Pada hari Jumat, 1 Juli 2022 DPN PERADI dan PPHBI  telah menyelenggarakan Webinar Hukum yang mengangkat Tema “Perspektif Hukum Keabsahan Bukti dan Transaksi Elektronik” dengan Bapak Paku Utama, S.H., LL.M., Ph.D., sebagai Pembicara.

Webinar dibuka dengan prolog dari Pembicara yang menjelaskan pentingnya memahami keabsahan bukti elektronik. Kemudian mengajak peserta untuk brainstorming dengan memberikan contoh kasus dan menanyakan bagaimana pendapat peserta.
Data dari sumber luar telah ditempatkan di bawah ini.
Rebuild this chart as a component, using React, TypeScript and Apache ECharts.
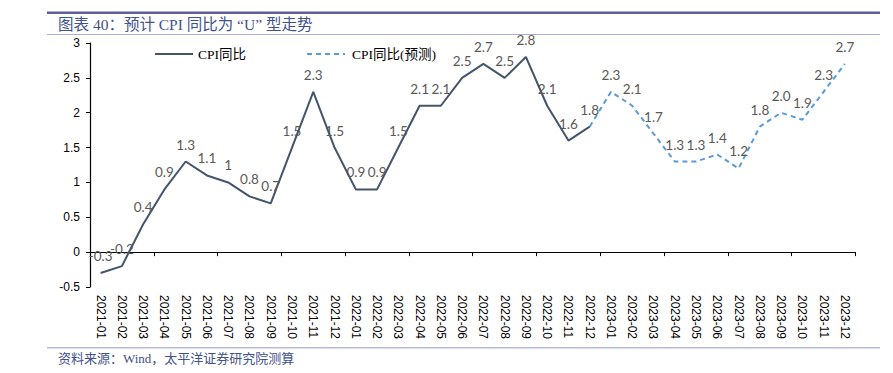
import React, { useEffect, useRef } from "react";
import * as echarts from "echarts";

const months = [
  "2021-01", "2021-02", "2021-03", "2021-04", "2021-05", "2021-06",
  "2021-07", "2021-08", "2021-09", "2021-10", "2021-11", "2021-12",
  "2022-01", "2022-02", "2022-03", "2022-04", "2022-05", "2022-06",
  "2022-07", "2022-08", "2022-09", "2022-10", "2022-11", "2022-12",
  "2023-01", "2023-02", "2023-03", "2023-04", "2023-05", "2023-06",
  "2023-07", "2023-08", "2023-09", "2023-10", "2023-11", "2023-12",
];

// 2021-01 .. 2022-12
const actualValues = [
  -0.3, -0.2, 0.4, 0.9, 1.3, 1.1, 1, 0.8, 0.7, 1.5, 2.3, 1.5,
  0.9, 0.9, 1.5, 2.1, 2.1, 2.5, 2.7, 2.5, 2.8, 2.1, 1.6, 1.8,
];

// 2022-12 .. 2023-12
const forecastStart = "2022-12";
const forecastValues = [1.8, 2.3, 2.1, 1.7, 1.3, 1.3, 1.4, 1.2, 1.8, 2.0, 1.9, 2.3, 2.7];

const yTicks = { min: -0.5, max: 3, interval: 0.5 };

const titleText = "图表 40：预计 CPI 同比为 “U” 型走势";
const sourceText = "资料来源：Wind，太平洋证券研究院测算";
const seriesNames = ["CPI同比", "CPI同比(预测)"];

export default function App() {
  const ref = useRef<HTMLDivElement>(null);

  useEffect(() => {
    if (!ref.current) return;
    const chart = echarts.init(ref.current, null, { renderer: "svg" });

    const fStart = months.indexOf(forecastStart);
    const actualData = months.map((_, i) => (i < actualValues.length ? actualValues[i] : "-"));
    const forecastData = months.map((_, i) =>
      i >= fStart && i - fStart < forecastValues.length ? forecastValues[i - fStart] : "-"
    );

    const labelFont = "Lato, 'Open Sans', sans-serif";
    const serifFont = "'Liberation Serif', 'Times New Roman', 'Noto Sans CJK SC', serif";
    const titleColor = "#3F528C";
    const actualColor = "#44546A";
    const forecastColor = "#5B9BD5";
    const labelColor = "#595959";

    chart.setOption({
      animation: false,
      backgroundColor: "#ffffff",
      grid: { left: 90, right: 37.5, top: 43, bottom: 86, containLabel: false },
      xAxis: [
        {
          type: "category",
          data: months,
          boundaryGap: true,
          axisLine: { onZero: true, lineStyle: { color: "#000", width: 1.2 } },
          axisTick: { show: true, length: 4, lineStyle: { color: "#000" } },
          axisLabel: { show: false },
          splitLine: { show: false },
        },
        {
          type: "category",
          data: months,
          position: "bottom",
          boundaryGap: true,
          axisLine: { show: false, onZero: false },
          axisTick: { show: false },
          axisLabel: {
            show: true,
            rotate: -90,
            interval: 0,
            margin: 8,
            fontSize: 12,
            color: "#000",
            fontFamily: "'Liberation Sans', Arial, sans-serif",
          },
          splitLine: { show: false },
        },
      ],
      yAxis: {
        type: "value",
        min: yTicks.min,
        max: yTicks.max,
        interval: yTicks.interval,
        axisLine: { show: true, lineStyle: { color: "#000", width: 1.2 } },
        axisTick: { show: true, length: 4, lineStyle: { color: "#000" } },
        axisLabel: {
          fontSize: 12,
          color: "#000",
          margin: 10,
          fontFamily: "'Liberation Sans', Arial, sans-serif",
        },
        splitLine: { show: false },
      },
      series: [
        {
          name: seriesNames[0],
          type: "line",
          xAxisIndex: 0,
          data: actualData,
          symbol: "circle",
          symbolSize: 0.01,
          showSymbol: true,
          lineStyle: { color: actualColor, width: 2 },
          itemStyle: { color: actualColor, opacity: 0 },
          label: {
            show: true,
            position: "top",
            distance: 10,
            fontSize: 13.5,
            color: labelColor,
            opacity: 1,
            fontFamily: labelFont,
          },
          z: 3,
        },
        {
          name: seriesNames[1],
          type: "line",
          xAxisIndex: 0,
          data: forecastData,
          symbol: "circle",
          symbolSize: 0.01,
          showSymbol: true,
          lineStyle: { color: forecastColor, width: 2, type: [5, 4] },
          itemStyle: { color: forecastColor, opacity: 0 },
          label: {
            show: true,
            position: "top",
            distance: 10,
            fontSize: 13.5,
            color: labelColor,
            opacity: 1,
            fontFamily: labelFont,
            formatter: (p: any) =>
              p.dataIndex === fStart ? "" : Number(p.value).toFixed(1),
          },
          z: 2,
        },
      ],
      graphic: [
        { type: "rect", silent: true, shape: { x: 47, y: 11.5, width: 833, height: 2.5 }, style: { fill: "#5E609A" } },
        { type: "rect", silent: true, shape: { x: 47, y: 34, width: 833, height: 1 }, style: { fill: "#ABADD2" } },
        { type: "rect", silent: true, shape: { x: 47, y: 347, width: 833, height: 1.5 }, style: { fill: "#B9BBDA" } },
        {
          type: "text",
          silent: true,
          x: 58,
          y: 24,
          style: {
            text: titleText,
            fontSize: 15.5,
            fill: titleColor,
            fontFamily: serifFont,
            verticalAlign: "middle",
            align: "left",
          },
        },
        {
          type: "text",
          silent: true,
          x: 58,
          y: 358,
          style: {
            text: sourceText,
            fontSize: 13,
            fill: titleColor,
            fontFamily: serifFont,
            verticalAlign: "middle",
            align: "left",
          },
        },
        // legend
        {
          type: "line",
          silent: true,
          shape: { x1: 155, y1: 54, x2: 193, y2: 54 },
          style: { stroke: actualColor, lineWidth: 2 },
        },
        {
          type: "text",
          silent: true,
          x: 198,
          y: 54,
          style: {
            text: seriesNames[0],
            fontSize: 13.5,
            fill: "#000",
            fontFamily: serifFont,
            verticalAlign: "middle",
          },
        },
        {
          type: "line",
          silent: true,
          shape: { x1: 307, y1: 54, x2: 345, y2: 54 },
          style: { stroke: forecastColor, lineWidth: 2, lineDash: [5, 4] },
        },
        {
          type: "text",
          silent: true,
          x: 352,
          y: 54,
          style: {
            text: seriesNames[1],
            fontSize: 13.5,
            fill: "#000",
            fontFamily: serifFont,
            verticalAlign: "middle",
          },
        },
      ],
    });

    return () => chart.dispose();
  }, []);

  return (
    <div
      ref={ref}
      style={{ position: "absolute", left: 0, top: 0, width: 893, height: 373 }}
    />
  );
}
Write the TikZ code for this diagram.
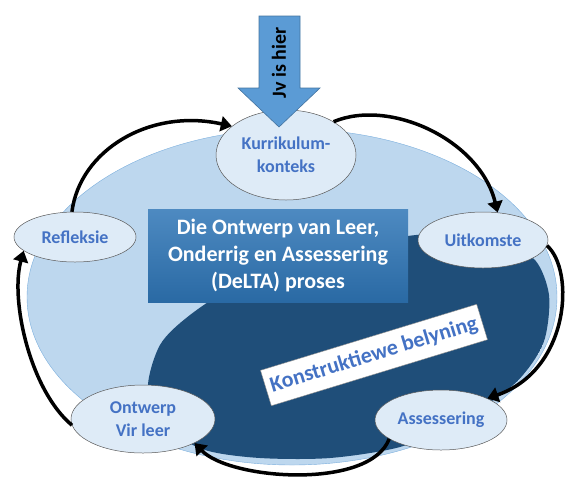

Lanjutnya mengenai definisi alat bukti elektronik yang diatur dalam Pasal 5 ayat (1) Undang-undang Nomor 11 Tahun 2018 sebagaimana telah diubah dengan Undang-undang Nomor 19 Tahun 2016 tentang Informasi dan Transaksi Elektronik (UU ITE) yang menjelaskan bahwa yang dimaksud dengan alat bukti elektronik terdiri atas informasi elektronik dan/atau dokumen elektronik dan/atau hasil cetaknya pembuktian di pengadilan bukan bentuk fisik dari perangkat elektronik melainkan dokumen atau informasi yang terkandung di dalamnya.

Adapun syarat sahnya bukti elektronik menurut Pasal 6 UU ITE adalah:

  1. Informasi dapat diakses
  2. Dapat ditampilkan
  3. Dijamin keutuhannya
  4. Dapat dipertanggungjawabkan sehingga menerangkan suatu keadaan

Pembuktian di Indonesia terbagi menjadi :

  1. Perdata : 1) Pembuktian bersifat formil (1865 BW/163 HIR)  dan 2) Pihak yang mendalilkan wajib membuktikan atas hak/peristiwa yang   didalilkan.
  1. Pidana : 1)Pembuktian bersifat materiil, 2) Barang bukti menerangkan adanya suatu peristiwa hukum, dan 3) Alat bukti menerangkan pihak yang bertanggung jawab

Yang menjadi poin penting dalam bukti elektronik adalah perangkat elektronik seperti laptop atau handphone (secara fisik) bukanlah bukti elektronik. Diperlukan laporan forensik berbentuk dokumen yang dibuat oleh seorang ahli forensik untuk menerangkan tentang alat bukti. Laporan forensik harus memuat dua hal, yaitu:

  1. Penjelasan mengenai prosedur penanganan mulai dari kewenangan dan kompetensi pihak yang melakukan dan proses yang dilakukan.
  2. Penjelasan mengenai hasil analisis yang menerangkan keterkaitan dengan suatu perkara.

Pada bagian penjelasan pasal 43 ayat (5) UU ITE menerangkan bahwa ahli digital forensik atau yang dapat membuat laporan forensik adalah orang yang :

– Berkeahlian khusus di bidang Teknologi Informasi.
– Dipertanggungjawabkan secara akademis.
– Dipertanggungjawabkan secara praktis (praktik).

Kemudian Pembicara menjelaskan juga prinsip dasar forensik digital terbagi menjadi Integritas Data, Personel yang Kompeten, Audit Trail atau Chain of Custody SNI/ISO 27037, dan Kepatuhan Hukum.

Pembicara juga menjelaskan secara komprehensif mengenai keabsahan bukti dan transaksi elektronik dalam perspektif hukum. Di sela-sela webinar para peserta diperkenankan untuk bertanya sehingga diskusi semakin menarik dan menambah wawasan para peserta.